Hazem el-Beblawi, who has yet to take the oath of office, said he did not rule out the possibility of borrowing from the International Monetary Fund (IMF), after his predecessor negotiated a $3 billion loan package that Cairo later turned down.
He also said in the telephone interview that his message to investors was that Egypt’s difficulties were temporary.
“For someone who has a long-term view, this is the time to come and to act on the future because of course anyone who comes now will find much better terms than he can later,” said Beblawi, who is also a deputy to the prime minister.
Egypt’s economy has been hammered by a popular uprising that turfed out Hosni Mubarak, driving investors away, sending tourists packing and leading to an expanding budget deficit.
Protesters, who have demanded sweeping political change, have also sought an end to a system they said filled the pockets of a rich elite allied to Mubarak’s government at the expense of the poor. Some investors have feared that the call for spreading wealth could lead to a retreat from liberalisation policies.
“We are committed to the market economy. There is no doubt that whatever the abuses or distortions that happened in the past they were not simply due to adoption of a market economy but to abuse or corruption,” Beblawi said.
“For the investor environment, we will honour all our obligations and commitments … We are very committed to the notion of stability and creating an environment where anyone can predict reasonably well the future. We would like to reduce as much possible uncertainty,” he said.

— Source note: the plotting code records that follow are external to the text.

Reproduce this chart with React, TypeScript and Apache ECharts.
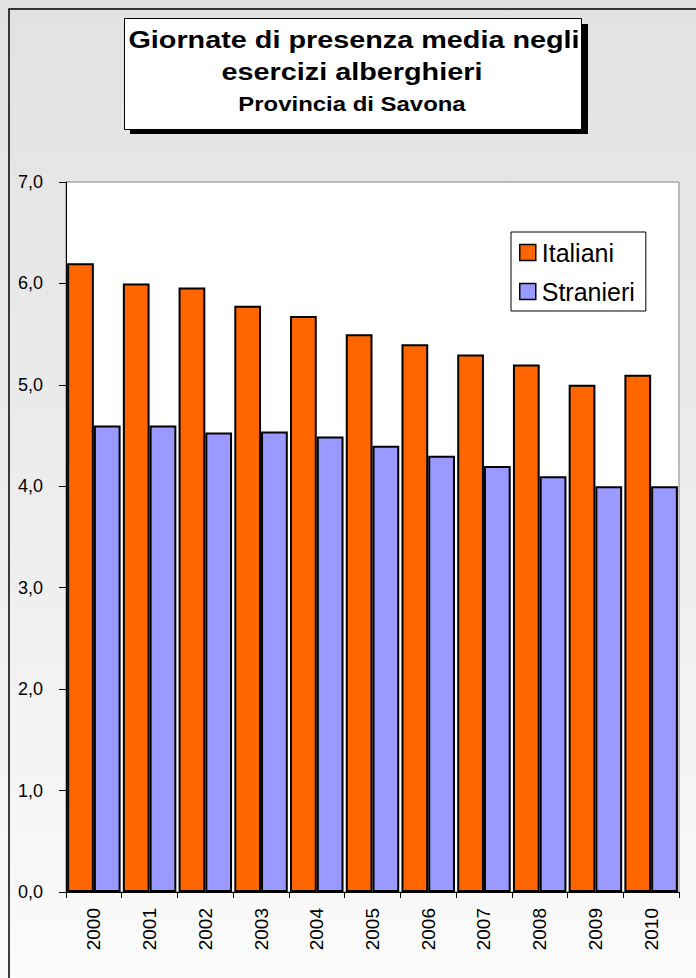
import React, { useEffect, useRef } from "react";
import * as echarts from "echarts";

const years = ["2000", "2001", "2002", "2003", "2004", "2005", "2006", "2007", "2008", "2009", "2010"];
const italiani = [6.2, 6.0, 5.96, 5.78, 5.68, 5.5, 5.4, 5.3, 5.2, 5.0, 5.1];
const stranieri = [4.6, 4.6, 4.53, 4.54, 4.49, 4.4, 4.3, 4.2, 4.1, 4.0, 4.0];
const titleLines = ["Giornate di presenza media negli", "esercizi alberghieri"];
const subtitle = "Provincia di Savona";

const FONT = "Liberation Sans, Arial, sans-serif";

export default function App() {
  const ref = useRef<HTMLDivElement>(null);
  useEffect(() => {
    document.body.style.margin = "0";
    const chart = echarts.init(ref.current!, null, { renderer: "svg" });
    chart.setOption({
      animation: false,
      textStyle: { fontFamily: FONT },
      graphic: [
        {
          type: "rect",
          shape: { x: 9, y: 9, width: 720, height: 1000 },
          style: { fill: "none", stroke: "#000", lineWidth: 1.5 },
          silent: true,
        },
        {
          type: "rect",
          shape: { x: 130, y: 24, width: 458, height: 110 },
          style: { fill: "#000" },
          silent: true,
        },
        {
          type: "rect",
          shape: { x: 124.5, y: 18.5, width: 457, height: 111 },
          style: { fill: "#fff", stroke: "#000", lineWidth: 1 },
          silent: true,
        },
        {
          type: "text",
          x: 354,
          y: 40,
          scaleX: 1.2,
          style: {
            text: titleLines[0],
            align: "center",
            verticalAlign: "middle",
            fontSize: 24,
            fontWeight: "bold",
            fontFamily: FONT,
            fill: "#000",
          },
        },
        {
          type: "text",
          x: 352,
          y: 71.6,
          scaleX: 1.2,
          style: {
            text: titleLines[1],
            align: "center",
            verticalAlign: "middle",
            fontSize: 24,
            fontWeight: "bold",
            fontFamily: FONT,
            fill: "#000",
          },
        },
        {
          type: "text",
          x: 352,
          y: 104.3,
          scaleX: 1.14,
          style: {
            text: subtitle,
            align: "center",
            verticalAlign: "middle",
            fontSize: 21,
            fontWeight: "bold",
            fontFamily: FONT,
            fill: "#000",
          },
        },
      ],
      legend: {
        orient: "vertical",
        left: 511,
        top: 232,
        padding: [8, 11, 7, 8],
        itemWidth: 16,
        itemHeight: 16,
        itemGap: 14,
        icon: "rect",
        backgroundColor: "#fff",
        borderColor: "#000",
        borderWidth: 1,
        itemStyle: { borderColor: "#000", borderWidth: 1.5 },
        textStyle: { fontSize: 25, lineHeight: 24, color: "#000", fontFamily: FONT, padding: [0, 0, 0, 1] },
        data: ["Italiani", "Stranieri"],
      },
      grid: {
        left: 66,
        top: 182,
        right: 17,
        bottom: 86,
        show: true,
        backgroundColor: "#fff",
        borderColor: "#808080",
        borderWidth: 1,
      },
      xAxis: {
        type: "category",
        data: years,
        axisLine: { show: true, lineStyle: { color: "#000", width: 1 } },
        axisTick: { show: true, length: 6, lineStyle: { color: "#000" } },
        axisLabel: { rotate: 90, margin: 16, fontSize: 19, color: "#000", fontFamily: FONT },
      },
      yAxis: {
        type: "value",
        min: 0,
        max: 7,
        interval: 1,
        axisLine: { show: true, lineStyle: { color: "#000", width: 1 } },
        axisTick: { show: true, length: 7, lineStyle: { color: "#000" } },
        splitLine: { show: false },
        axisLabel: {
          margin: 23,
          fontSize: 18,
          color: "#000",
          fontFamily: FONT,
          formatter: (v: number) => v.toFixed(1).replace(".", ","),
        },
      },
      series: [
        {
          name: "Italiani",
          type: "bar",
          data: italiani,
          barGap: "0%",
          barCategoryGap: "4%",
          itemStyle: { color: "#ff6600", borderColor: "#000", borderWidth: 2 },
        },
        {
          name: "Stranieri",
          type: "bar",
          data: stranieri,
          barGap: "0%",
          barCategoryGap: "4%",
          itemStyle: { color: "#9999ff", borderColor: "#000", borderWidth: 2 },
        },
      ],
    });
    return () => chart.dispose();
  }, []);
  return (
    <div
      ref={ref}
      style={{
        position: "absolute",
        left: 0,
        top: 0,
        width: 696,
        height: 978,
        background: "linear-gradient(180deg, #e2e2e2 0%, #ececec 50%, #fbfbfb 100%)",
      }}
    />
  );
}
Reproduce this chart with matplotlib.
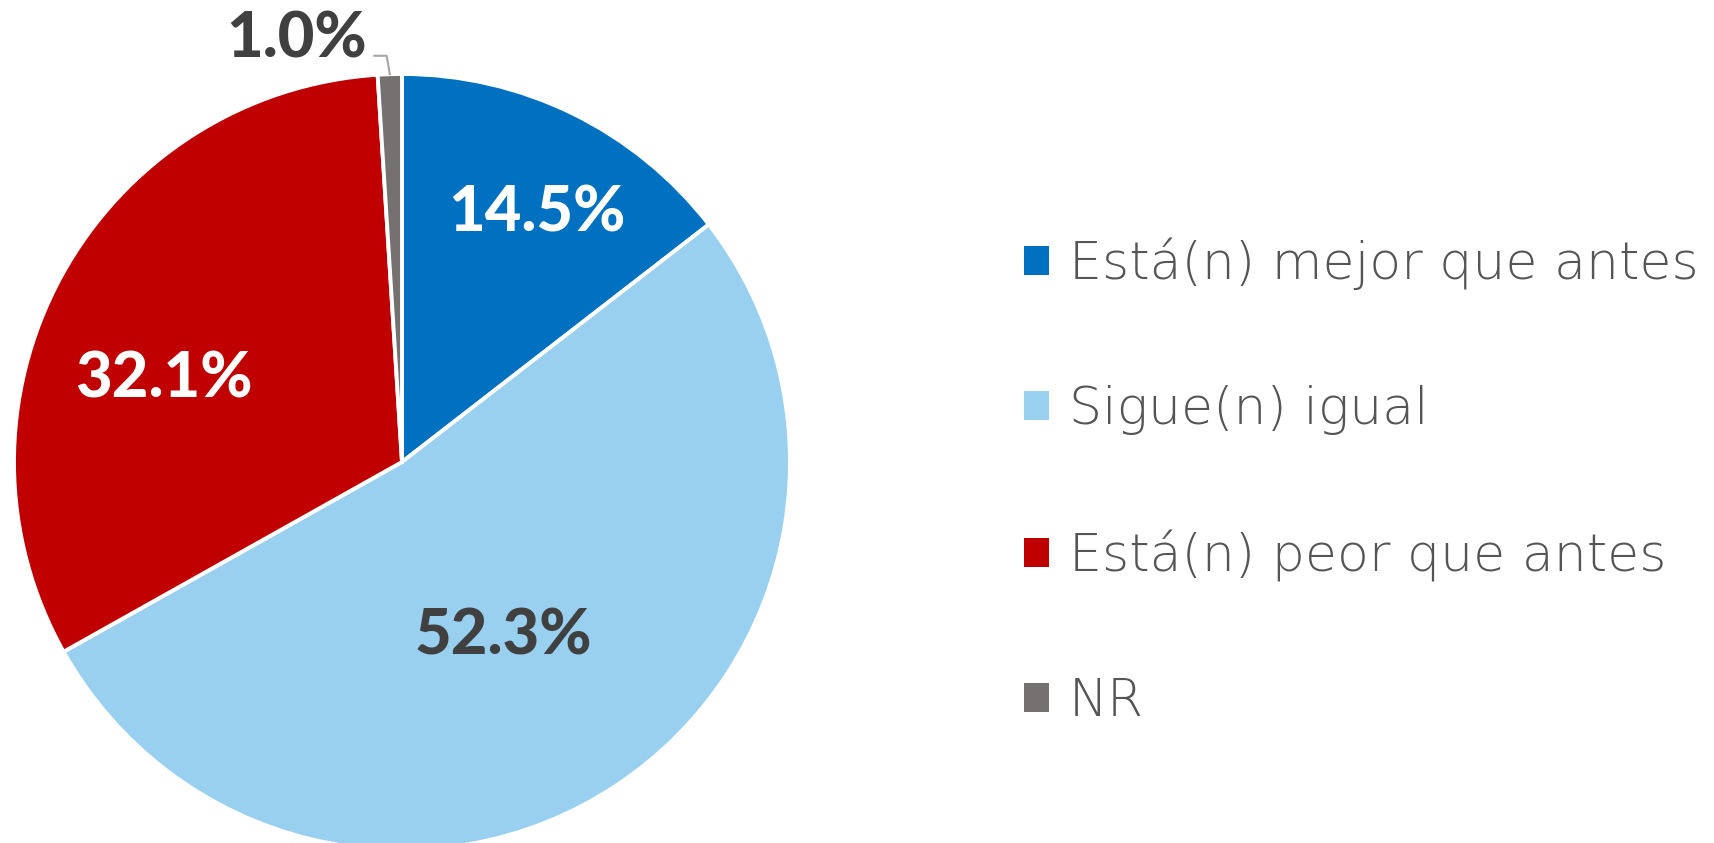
import numpy as np
import matplotlib
matplotlib.use("Agg")
import matplotlib.pyplot as plt

categories = ["Está(n) mejor que antes", "Sigue(n) igual", "Está(n) peor que antes", "NR"]
values = [14.5, 52.3, 32.1, 1.0]
labels = ["14.5%", "52.3%", "32.1%", "1.0%"]
colors = ["#0070C0", "#99D0F0", "#C00000", "#767171"]
label_colors = ["white", "#404040", "white", "#404040"]
# label layout: (radius fraction, angle in degrees)
label_layout = [(0.73, 61.5), (0.52, -59.9), (0.65, 160.8)]

W, H = 1714, 843
fig = plt.figure(figsize=(W / 100, H / 100), dpi=100)
cx, cy, R = 402, 462, 388
ax = fig.add_axes([(cx - R) / W, (H - cy - R) / H, 2 * R / W, 2 * R / H])
wedges, _ = ax.pie(values, colors=colors, startangle=90, counterclock=False,
                   wedgeprops=dict(edgecolor="white", linewidth=2.8))
ax.set_xlim(-1, 1)
ax.set_ylim(-1, 1)
ax.set_aspect("equal")
ax.axis("off")

lab_font = dict(family=["Lato", "DejaVu Sans"], fontsize=45.5, fontweight="black")

for (r, ang), lab, col in zip(label_layout, labels[:3], label_colors[:3]):
    a = np.deg2rad(ang)
    ax.text(r * np.cos(a), r * np.sin(a), lab, ha="center", va="center",
            color=col, **lab_font)

# small slice label with leader
w = wedges[3]
mid = np.deg2rad((w.theta1 + w.theta2) / 2)
p0 = (np.cos(mid), np.sin(mid))
p1 = (p0[0] - 0.008, 1.047)
p2 = (p1[0] - 0.032, 1.047)
ax.plot([p0[0], p1[0], p2[0]], [p0[1], p1[1], p2[1]], color="#A6A6A6",
        linewidth=1.5, clip_on=False)
ax.text(-0.272, 1.088, labels[3], ha="center", va="center",
        color=label_colors[3], clip_on=False, **lab_font)

leg = fig.legend(wedges, categories, loc="center left",
                 bbox_to_anchor=(1024 / W, (H - 482) / H), frameon=False,
                 borderpad=0, borderaxespad=0, handlelength=0.48, handleheight=0.48,
                 handletextpad=0.38, labelspacing=1.82,
                 prop=dict(family="DejaVu Sans", size=37.5, weight="light"))
for t in leg.get_texts():
    t.set_color("#555555")
for h in leg.legend_handles:
    h.set_edgecolor("none")

fig.savefig("out.png", dpi=100)
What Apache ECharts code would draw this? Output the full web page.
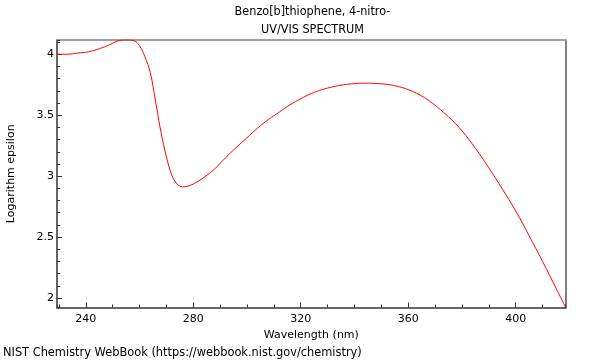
<!DOCTYPE html>
<html>
<head>
<meta charset="utf-8">
<script src="https://cdn.jsdelivr.net/npm/echarts@6/dist/echarts.min.js"></script>
<style>html,body{margin:0;padding:0;background:#fff;}#c{width:600px;height:360px;}</style>
</head>
<body>
<div id="c"></div>
<script>
const wavelength = [229.3, 233, 237, 241, 245, 249, 252, 255, 258, 260, 262, 264, 266, 268, 270, 272, 274, 276, 278, 280, 284, 288, 292, 296, 300, 304, 308, 312, 316, 320, 324, 328, 332, 336, 340, 344, 348, 352, 356, 360, 364, 368, 372, 376, 380, 385, 390, 395, 400, 405, 410, 415, 418.6];
const logEpsilon = [4.00, 4.00, 4.01, 4.02, 4.045, 4.08, 4.11, 4.118, 4.11, 4.07, 3.98, 3.85, 3.61, 3.36, 3.16, 3.01, 2.935, 2.912, 2.918, 2.935, 2.99, 3.06, 3.15, 3.235, 3.315, 3.395, 3.465, 3.525, 3.585, 3.635, 3.678, 3.71, 3.733, 3.75, 3.759, 3.763, 3.76, 3.753, 3.737, 3.71, 3.67, 3.615, 3.545, 3.465, 3.372, 3.228, 3.068, 2.895, 2.715, 2.51, 2.30, 2.08, 1.922];
const xRange = [229.3, 418.6];
const yRange = [1.922, 4.117];
const titleLines = ['Benzo[b]thiophene, 4-nitro-', 'UV/VIS SPECTRUM'];
const xName = 'Wavelength (nm)';
const yName = 'Logarithm epsilon';
const footer = 'NIST Chemistry WebBook (https://webbook.nist.gov/chemistry)';

const chart = echarts.init(document.getElementById('c'), null, {renderer: 'canvas'});
const FONT = 'DejaVu Sans';
const data = wavelength.map((w, i) => [w, logEpsilon[i]]);
const gridPos = {left: 57, top: 40, right: 34.3, bottom: 52.5};

chart.setOption({
  animation: false,
  backgroundColor: '#fff',
  title: [
    {text: titleLines.join('\n'), left: 312.5, top: 3, textAlign: 'center', padding: 0,
     textStyle: {fontFamily: 'DejaVu Sans Condensed, ' + FONT, fontSize: 12.5, fontWeight: 'normal', color: '#000', lineHeight: 18}},
    {text: footer, left: 3, top: 347.5, padding: 0,
     textStyle: {fontFamily: FONT, fontSize: 11.4, fontWeight: 'normal', color: '#000'}}
  ],
  grid: Object.assign({show: false, containLabel: false, outerBoundsMode: 'none'}, gridPos),
  xAxis: [
    {type: 'value', min: xRange[0], max: xRange[1], minInterval: 40, maxInterval: 40,
     position: 'bottom', name: xName, nameLocation: 'middle', nameGap: 16,
     nameTextStyle: {fontFamily: FONT, fontSize: 11, color: '#000'},
     axisLine: {show: true, lineStyle: {color: '#333', width: 1.5}},
     axisTick: {show: true, inside: true, length: 5, lineStyle: {color: '#333'}},
     axisLabel: {fontFamily: FONT, fontSize: 11, color: '#000', margin: 6, showMinLabel: false, showMaxLabel: false},
     splitLine: {show: false}},
    {type: 'value', min: xRange[0], max: xRange[1], minInterval: 10, maxInterval: 10,
     position: 'bottom',
     axisLine: {show: false},
     axisTick: {show: true, inside: true, length: 3, lineStyle: {color: '#333'}},
     axisLabel: {show: false}, splitLine: {show: false}},
    {type: 'value', min: xRange[0], max: xRange[1], position: 'top',
     axisLine: {show: true, lineStyle: {color: '#a0a0a0', width: 2}},
     axisTick: {show: false}, axisLabel: {show: false}, splitLine: {show: false}}
  ],
  yAxis: [
    {type: 'value', min: yRange[0], max: yRange[1], minInterval: 0.5, maxInterval: 0.5,
     position: 'left', name: yName, nameLocation: 'middle', nameGap: 40, nameRotate: 90,
     nameTextStyle: {fontFamily: FONT, fontSize: 11, color: '#000'},
     axisLine: {show: true, lineStyle: {color: '#333', width: 1.5}},
     axisTick: {show: true, inside: true, length: 5, lineStyle: {color: '#333'}},
     axisLabel: {fontFamily: FONT, fontSize: 11, color: '#000', margin: 3, showMinLabel: false, showMaxLabel: false},
     splitLine: {show: false}},
    {type: 'value', min: yRange[0], max: yRange[1], minInterval: 0.1, maxInterval: 0.1,
     position: 'left',
     axisLine: {show: false},
     axisTick: {show: true, inside: true, length: 3, lineStyle: {color: '#333'}},
     axisLabel: {show: false}, splitLine: {show: false}},
    {type: 'value', min: yRange[0], max: yRange[1], position: 'right',
     axisLine: {show: true, lineStyle: {color: '#555', width: 1.5}},
     axisTick: {show: false}, axisLabel: {show: false}, splitLine: {show: false}}
  ],
  series: [{
    type: 'line', xAxisIndex: 0, yAxisIndex: 0, data: data,
    smooth: 0.4, showSymbol: false, symbol: 'none',
    lineStyle: {color: '#ff0000', width: 1}
  }]
});
</script>
</body>
</html>
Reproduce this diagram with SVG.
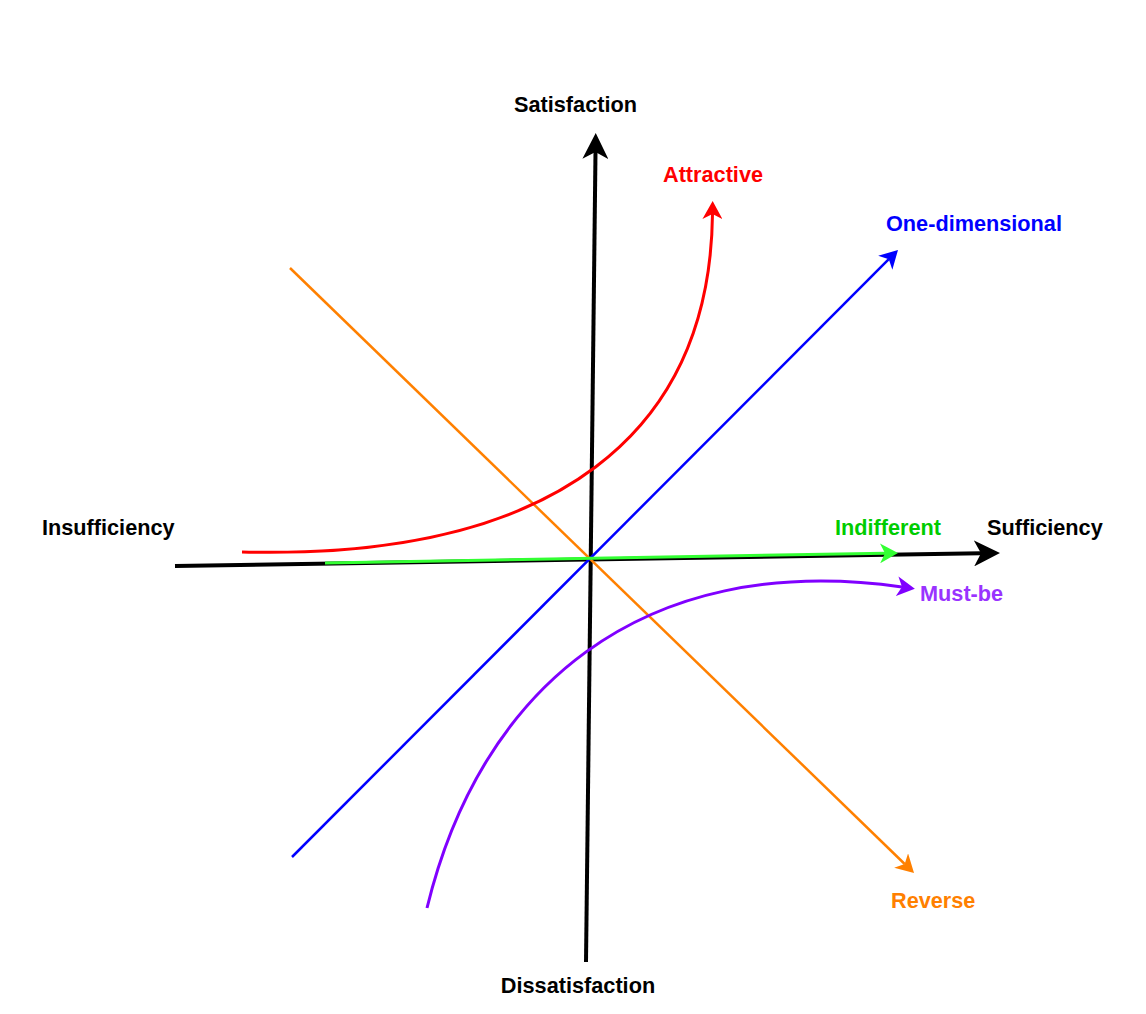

Shrinking revenues due to the turmoil and rising demands on spending have driven up the budget deficit. The initial forecast deficit for 2011/12 was 11 percent.
This led the previous minister, Samir Radwan, to turn to the IMF and seek financial support from Gulf Arab states and others.
Radwan said the ruling military council’s concerns about taking on debts prompted him to revise the budget — so the forecast 2011/12 deficit was reduced to 8.6 percent — and turn down the IMF package after it was agreed. Economists questioned both the budget assumptions and the decision to reject the loan.
Asked if he would return to the IMF, Beblawi said he did “not rule out any possibility”.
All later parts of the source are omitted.